The core measure (in red) has yet to broach 2%.  The overall measure (in blue) increased to a little above 2% at the beginning of this year but has since moved lower.  This inflationary measure clearly signals that there’s no meaningful inflationary pressure in the economy

     Let’s look at two additional measures of inflation, each produced by a different Federal reserve bank.  The first is the Dallas Fed's trimmed mean CPI measure.  This inflation metric deletes a small percentage of spikes at the high end and low and inflation readings.  The idea is that a certain number of extreme readings are outliers and should therefore be ignored when trying to determine a long-term.  Here is a five-year chart of that data:

The annual rate of change hasn’t broached 2% in 5 years. 

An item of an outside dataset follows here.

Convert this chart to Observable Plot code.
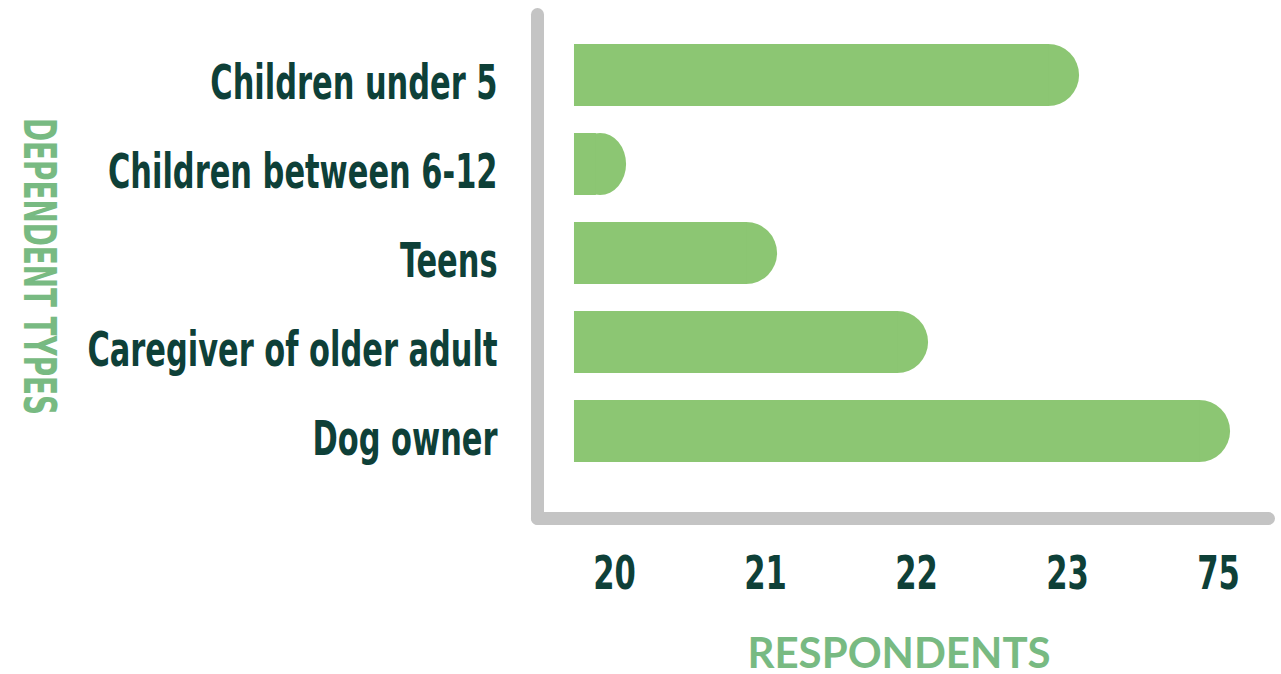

     Next, let’s look at the Cleveland Feds median CPI index:

Like the Dallas Fed trimmed mean number, this inflation measure has been trending sideways for the better part of the last five years.  Over the last few months, it has moved lower.  The conclusion we draw from this inflation reading is the same as that of the Dallas Feds number: prices are increasing and a consistent but non-threatening rate.

     Recently, the Federal Reserve has argued that a change in the way the BLS calculates a cell phone prices was responsible for the overall weak reading in CPI.  This measure of prices represents less than 4% of overall CPI.  It is therefore doubtful it has had the impact the Fed is arguing it has.

      It doesn't matter which inflation guage you use; they all show that price pressures just aren't that high.  The Fed should probably stop arguing that the economy will eventually return to 2% inflation rate.